19 Responses to “But What About A2’s “European Feel”?”


  1. soggy sofas are so hard to light!


  2. The coal-fogged neighborhoods of Northern UK are my “favourite”…not “favorite”.


  3. Well, at least she’s right about one thing: Ann Arbor is a very American place. Someone needed to tell the people who sing the praises of AA’s European-style Main Street.


  4. In bike friendliness AA is very American, incessant and tedious cyclistic self-congratulation notwithstanding.


  5. Why is it strange that college students live near a college campus? Where else would they live?


  6. If you read it with an accent, it’s less annoying.

    There are so many things wrong with this woman that I don’t know where to begin. I do know, however, that leaving my trash cans for more than twelve hours after pick-up can result in a $70 fine. So maybe the city wants to go after the landlords that rent out unslightly properties?

    Doubtful.

    Giant party community, ha. Fucking idiot. I’m working on an undergrad degree while managing 1-3 jobs at any given time to pay the absurdly high rent for the unsightly house. If this is my partyin’ time, then I’m just gonna run off to Europe before my responsible citizen phase kicks in.


  7. Am I right in concluding that the Observer has no website?

    How quaint.


  8. arborweb.com


  9. MM:

    The “quaint” part is that the _Observer_ posts none of its articles online. This drives me crazy. I want to send publisher Patricia Garcia a note promising I won’t print out thousands of copies of any articles she might post online, and interfere with the free circulation of the tabloid.

    Lifer


  10. Oh, I was SO hoping that AAIO would be all over this article (I still get the Observer gratis on someone else’s account, apparently). Especially the line about “it’s such a blessing not having high-rises downtown,” and then bitching about having to drive and worry about traffic. Gosh, it’s not like the two things are RELATED, are they???


  11. I think the Observer is delivered free to some addresses. We’ve received it free at our last two residents (one on the west side on Dexter Rd and now on the west side off of West Stadium) — without asking for it.
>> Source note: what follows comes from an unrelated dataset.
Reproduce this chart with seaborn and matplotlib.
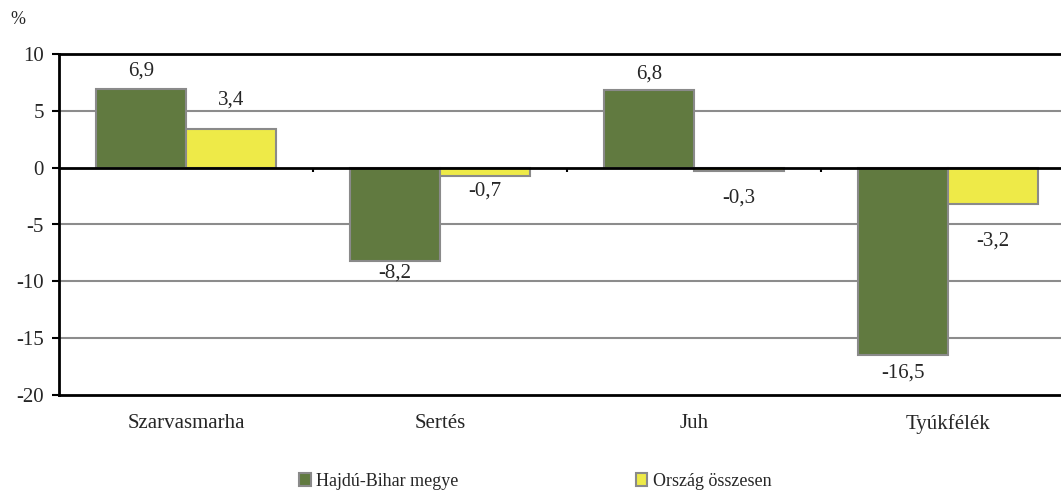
import matplotlib
matplotlib.use("Agg")
import matplotlib.pyplot as plt
import seaborn as sns
import pandas as pd
from matplotlib.patches import Patch

categories = ["Szarvasmarha", "Sertés", "Juh", "Tyúkfélék"]
series_names = ["Hajdú-Bihar megye", "Ország összesen"]
hajdu_values = [6.9, -8.2, 6.8, -16.5]
orszag_values = [3.4, -0.7, -0.3, -3.2]
y_ticks = [10, 5, 0, -5, -10, -15, -20]
colors = ["#617A40", "#EEEA48"]
# label distance (pixels) from bar end to label centre, as placed in the original
label_offsets = [[18, 12, 16, 18], [29, 15, 27, 37]]

sns.set_style("white")
plt.rcParams["font.family"] = ["Liberation Serif", "DejaVu Serif"]
plt.rcParams["axes.unicode_minus"] = False

df = pd.DataFrame({
    "cat": categories * 2,
    "series": [series_names[0]] * 4 + [series_names[1]] * 4,
    "val": hajdu_values + orszag_values,
})

fig = plt.figure(figsize=(10.61, 4.90), dpi=100)
ax = fig.add_axes([59 / 1061, 1 - 395 / 490, 1016 / 1061, 341 / 490])

sns.barplot(data=df, x="cat", y="val", hue="series", palette=colors,
            saturation=1, width=0.71, edgecolor="#8a8a8a", linewidth=1.5, ax=ax,
            legend=False, errorbar=None, zorder=3)

ax.set_ylim(-20, 10)
ax.set_xlim(-0.5, 3.5)
ax.set_yticks(y_ticks)
ax.set_yticklabels([str(t) for t in y_ticks], fontsize=15)
for t in [5, -5, -10, -15]:
    ax.axhline(t, color="#8c8c8c", lw=1.5, zorder=1)
ax.axhline(0, color="black", lw=2, zorder=4)
ax.vlines([0.5, 1.5, 2.5], -0.4, 0, color="black", lw=1.5, zorder=4)

ax.set_xlabel("")
ax.set_ylabel("")
ax.tick_params(axis="x", length=0, pad=14, labelsize=15)
ax.tick_params(axis="y", length=5, width=1.5, direction="out", left=True, pad=6, color="black")

for s in ["left", "top", "bottom"]:
    ax.spines[s].set_visible(True)
    ax.spines[s].set_color("black")
    ax.spines[s].set_linewidth(2)
ax.spines["right"].set_visible(False)

fmt = lambda v: f"{v:.1f}".replace(".", ",")
for cont, offs in zip(ax.containers, label_offsets):
    for bar, off in zip(cont.patches, offs):
        h = bar.get_height()
        x = bar.get_x() + bar.get_width() / 2
        sign = 1 if h >= 0 else -1
        ax.annotate(fmt(h), (x, h), xytext=(0, sign * off), textcoords="offset pixels",
                    ha="center", va="center", fontsize=15, zorder=5)

fig.text(18 / 1061, 1 - 20 / 490, "%", fontsize=13, ha="center", va="center")

handles = [Patch(facecolor=c, edgecolor="#8a8a8a", linewidth=1.5) for c in colors]
fig.legend(handles, series_names, loc="center left", bbox_to_anchor=(290 / 1061, 1 - 481 / 490),
           ncol=2, frameon=False, fontsize=13, handlelength=0.65, handleheight=0.7,
           handletextpad=0.3, columnspacing=9.8, borderpad=0)

fig.savefig("out.png", dpi=100)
  12. Is the dumb-fuck in the Observer from Europe Europe or a suburb of Europe? Pardon the French, but I’ve heard Russian grad students argue about whether the moon was a greater stake than Afghanistan. (party above Sgt. Pepper’s — memorable line [shouting,pointing to map] You don’t know cartography!)

    You could go to Rick’s and have any number of privileged daughters [and sons, but the Observer Scot is a-broad] claim authority by saying “I’m from New York, and…”

    You could live a block and a half from the University of Chicago for relatively little money…

    This is just slow-paced gentrification. Look at Wicker Park in Chicago. It was a minority neighborhood where the adults were working class and the teens were gangsters. Then artists and punks moved in, because it was cheap. When I got town, there were fun bars a-plenty. Now the local news features boutiques in the area.

    Look at the OFW. On this blog a long-time resident says that it in the seventies, it was mostly Black. When I got in town, the racial mix reflected that of the University of Michigan. And there were a lot of fun keg parties. Now the advertising arm of Ann Arbor says the same house should be filled with landed gentry. Faugh!


  13. Feeling parenthetic, I would say that if the area next to the University was taken up largely by Professors (and was somewhat gentrified), I would have to say that made sense. If the area was taken up by workers at the University and had barbecues and bass boats — fine. It is student now — great!

    But speculators…don’t fuck ‘em! There are areas in Ann Arbor so boring that the sidewalk has left town! They would get the vapors from speculation!

    Anyway, my hangover is getting better, so I should shower and help the neighbors set up for the BBQ.


  14. In bike friendliness AA is very American, incessant and tedious cyclistic self-congratulation notwithstanding.

    Yeah, not only do you have to deal with morans that don’t know how to drive defensively (in A2 as with all of Michigan), but you also have to put up with the peoples on bikes that think they own the road simply because they’re a quasi-pedestrian. Guess what: bike vs. 4 door sedan = sedan wins. Fuckers.


  15. um, it’s “morons.” Next!


  16. Especially the line about “it’s such a blessing not having high-rises downtown,” and then bitching about having to drive and worry about traffic.

    She’s talking about New York-style highrises — you don’t need that for density. London does just fine with 8 and 9 story buildings. Ann Arbor’s problem is that the area of high density (centered on downtown) is too small, not that that area isn’t dense enough.


  17. “Yeah, not only do you have to deal with morans that don’t know how to drive defensively (in A2 as with all of Michigan), but you…”

    I dunno. It would have been a lot more funny if it were a statement against Irish drivers in Michigan.


  18. A2 drivers aren’t big turn signal aficionados, but a recent excursion to Troy practically made my hair turn white - people deliberately speeding up so you can’t merge on the expressway, trucks following at a hairsbreadth away, Michigan lefts galore…


  19. What does Troy have to do with anything? I thought this site was called “Ann Arbor is Overrated.”